En los últimos dos mil años, Europa ha sido el continente con más batallas y guerras. En la última década del siglo XX se mataron hasta el genocidio serbios, croatas y bosnios, y todavía a comienzos del siglo XXI existe una guerra larvada entre rusos y ucranianos. La unidad de Europa siempre fue un sueño, que se plasmó en la Comunidad Económica Europea, fundada por seis países en 1957, a la que se sumó el Reino Unido en 1973 y España en 1986. Convertida en la Unión Europea (UE), sus miembros han dirimido sus conflictos mediante la palabra y no por las armas; sólo por eso merece la pena su existencia.

En el Reino Unido han triunfado las posturas del más rancio y vetusto nacionalismo inglés, el de la campiña señorial, las verdes colinas y el conservadurismo, el de los que siguen creyendo que Gran Bretaña todavía es un imperio mundial, Isabel II una madre protectora e Inglaterra el centro del universo. Rule, Britannia!, Britannia rule the wales ("Britania domina las olas") siguen cantando con fervor algunos británicos la última noche de los conciertos de los Proms en la BBC, recordando el patriótico poema de James Thomson al que puso música Thomas Arne en 1740.

Las consecuencias de esta decisión para la economía europea están por llegar. Algunos economistas "estrella" ya adelantan sus vaticinios, pero como se equivocan casi siempre, tampoco me parecen demasiado relevantes.

Buena parte de la culpa de esta decisión la tienen los pacatos dirigentes europeos, que han propiciado que las instituciones de la UE se hayan convertido en el destino del retiro dorado de políticos fracasados como el socialista Joaquín Almunia, al que los españoles rechazaron con contundencia pero que fue premiado con un puesto como comisario europeo; o para eurodiputados que se limitan a calentar sus escaños en el Parlamento Europeo con el único mérito de haber sido sumisos a sus jefes de filas nacionales.

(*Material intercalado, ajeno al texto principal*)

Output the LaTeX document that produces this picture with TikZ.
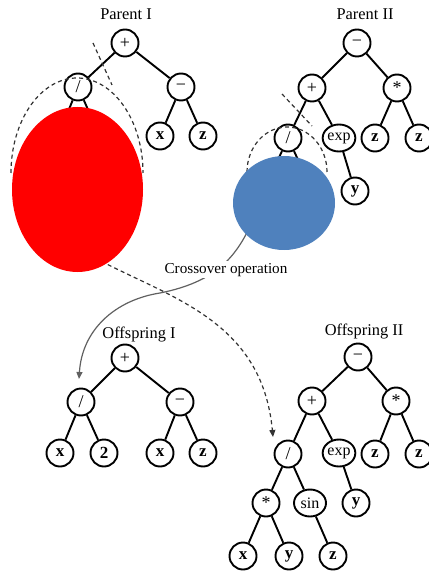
\documentclass[tikz,border=0pt]{standalone}
\usepackage{fontspec}
\setmainfont{Liberation Serif}
\usetikzlibrary{arrows.meta, shapes.geometric}

\definecolor{maskred}{RGB}{255,0,0}
\definecolor{maskblue}{RGB}{79,129,189}

\begin{document}
\begin{tikzpicture}[
  x=0.5pt, y=-0.5pt,
  every node/.style = {font=\fontsize{9}{10}\selectfont},
  op/.style = {
    circle,
    draw,
    line width=0.95pt,
    minimum size=13.5pt,
    inner sep=0pt
  },
  leaf/.style = {
    op,
    font=\fontsize{8.5}{10}\selectfont\bfseries
  },
  fn/.style = {
    ellipse,
    draw,
    line width=0.95pt,
    minimum height=13.5pt,
    minimum width=16pt,
    inner sep=0pt,
    font=\fontsize{8}{9.6}\selectfont
  },
  title/.style = {anchor=base, font=\fontsize{8.2}{10}\selectfont},
  edge/.style = {line width=0.95pt},
  cut/.style = {
    dash pattern=on 2pt off 1.6pt,
    line width=0.6pt,
    black!80
  },
  move/.style = {
    -{Triangle[length=3.5pt,width=3pt]},
    line width=0.6pt
  },
  mask/.style = {ellipse, inner sep=0pt}
]
\useasboundingbox (0,0) rectangle (428,571);

% parent I
\node[title] (t1) at (126,19.5) {Parent I};
\node[op] (p1r) at (125,43) {+};
\node[op] (p1a) at (78,87) {/};
\node[op] (p1b) at (181,87) {−};
\node[leaf] (p1c) at (160,136) {x};
\node[leaf] (p1d) at (203,136) {z};
\coordinate (p1h1) at (57,139);
\coordinate (p1h2) at (101,139);
\draw[edge] (p1r) -- (p1a);
\draw[edge] (p1r) -- (p1b);
\draw[edge] (p1b) -- (p1c);
\draw[edge] (p1b) -- (p1d);
\draw[edge] (p1a) -- (p1h1);
\draw[edge] (p1a) -- (p1h2);

% parent II
\node[title] (t2) at (365,19.5) {Parent II};
\node[op] (p2r) at (357,43) {−};
\node[op] (p2a) at (312,88) {+};
\node[op] (p2b) at (397,88) {*};
\node[op] (p2c) at (288,138) {/};
\node[fn] (p2d) at (339,138) {exp};
\node[leaf] (p2e) at (375,138) {z};
\node[leaf] (p2f) at (419,138) {z};
\node[leaf] (p2g) at (355,191) {y};
\coordinate (p2h1) at (265,188);
\coordinate (p2h2) at (311,188);
\draw[edge] (p2r) -- (p2a);
\draw[edge] (p2r) -- (p2b);
\draw[edge] (p2a) -- (p2c);
\draw[edge] (p2a) -- (p2d);
\draw[edge] (p2b) -- (p2e);
\draw[edge] (p2b) -- (p2f);
\draw[edge] (p2d) -- (p2g);
\draw[edge] (p2c) -- (p2h1);
\draw[edge] (p2c) -- (p2h2);

% offspring I
\node[title] (t3) at (139,338) {Offspring I};
\node[op] (o1r) at (125,358) {+};
\node[op] (o1a) at (81,402) {/};
\node[op] (o1b) at (180,402) {−};
\node[leaf] (o1c) at (60,453) {x};
\node[leaf] (o1d) at (104,453) {2};
\node[leaf] (o1e) at (160,453) {x};
\node[leaf] (o1f) at (203,453) {z};
\draw[edge] (o1r) -- (o1a);
\draw[edge] (o1r) -- (o1b);
\draw[edge] (o1a) -- (o1c);
\draw[edge] (o1a) -- (o1d);
\draw[edge] (o1b) -- (o1e);
\draw[edge] (o1b) -- (o1f);

% offspring II
\node[title] (t4) at (364,335) {Offspring II};
\node[op] (o2r) at (358,357) {−};
\node[op] (o2a) at (312,401) {+};
\node[op] (o2b) at (396,401) {*};
\node[op] (o2c) at (288,454) {/};
\node[fn] (o2d) at (339,453) {exp};
\node[leaf] (o2e) at (375,454) {z};
\node[leaf] (o2f) at (419,454) {z};
\node[op] (o2g) at (266,503) {*};
\node[fn] (o2h) at (310,503) {sin};
\node[leaf] (o2i) at (356,503) {y};
\node[leaf] (o2j) at (243,556) {x};
\node[leaf] (o2k) at (289,556) {y};
\node[leaf] (o2l) at (333,556) {z};
\draw[edge] (o2r) -- (o2a);
\draw[edge] (o2r) -- (o2b);
\draw[edge] (o2a) -- (o2c);
\draw[edge] (o2a) -- (o2d);
\draw[edge] (o2b) -- (o2e);
\draw[edge] (o2b) -- (o2f);
\draw[edge] (o2d) -- (o2i);
\draw[edge] (o2c) -- (o2g);
\draw[edge] (o2c) -- (o2h);
\draw[edge] (o2g) -- (o2j);
\draw[edge] (o2g) -- (o2k);
\draw[edge] (o2h) -- (o2l);

% cut marks
\coordinate (c1a) at (93,43);
\coordinate (c1b) at (112,85);
\coordinate (c2a) at (282,94);
\coordinate (c2b) at (312,126);
\draw[cut] (c1a) -- (c1b);
\draw[cut] (c2a) -- (c2b);
\draw[cut] (11,173) arc[start angle=180, end angle=0, x radius=33pt, y radius=47.5pt];
\draw[cut] (247,172) arc[start angle=180, end angle=0, x radius=20pt, y radius=22.5pt];

% swaps
\coordinate (sfrom) at (95,258);
\coordinate (sto) at (273,437);
\coordinate (cfrom) at (252,222);
\coordinate (cmid) at (160,293);
\coordinate (cto) at (79,379);
\draw[cut, move] (sfrom) .. controls (170,298) and (262,320) .. (sto);
\draw[move, gray!75!black] (cfrom) .. controls (236,258) and (215,282) .. (cmid)
  .. controls (115,300) and (82,330) .. (cto);
\node[title, fill=white, inner sep=1pt, font=\fontsize{7.6}{9}\selectfont] (xo) at (226,273) {Crossover operation};

% masks
\node[mask, fill=maskred, minimum width=65.5pt, minimum height=82.5pt] (m1) at (77.5,189.5) {};
\node[mask, fill=maskblue, minimum width=51pt, minimum height=47pt] (m2) at (284,203) {};

\end{tikzpicture}
\end{document}
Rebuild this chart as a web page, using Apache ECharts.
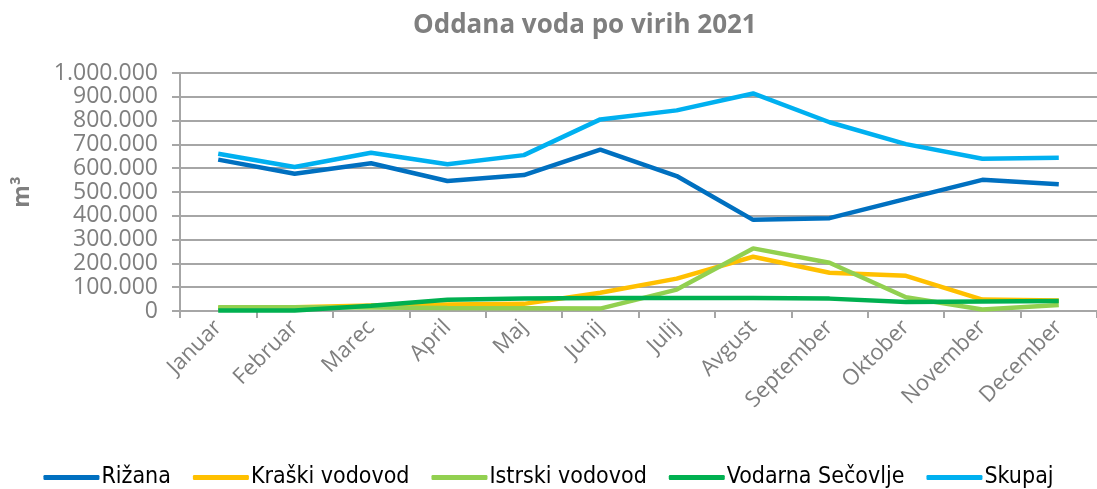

El sueño de una Europa unida, solidaria y defensora de los derechos civiles puede tambalearse, a menos que los dirigentes cambien radicalmente la manera de hacer política, devuelvan la ilusión a la ciudadanía, pongan en marcha mecanismos para acabar con las desigualdades económicas y solucionen el problemas de los refugiados. Pero, me temo, que sus señorías andan metidos en otros intereses: los suyos.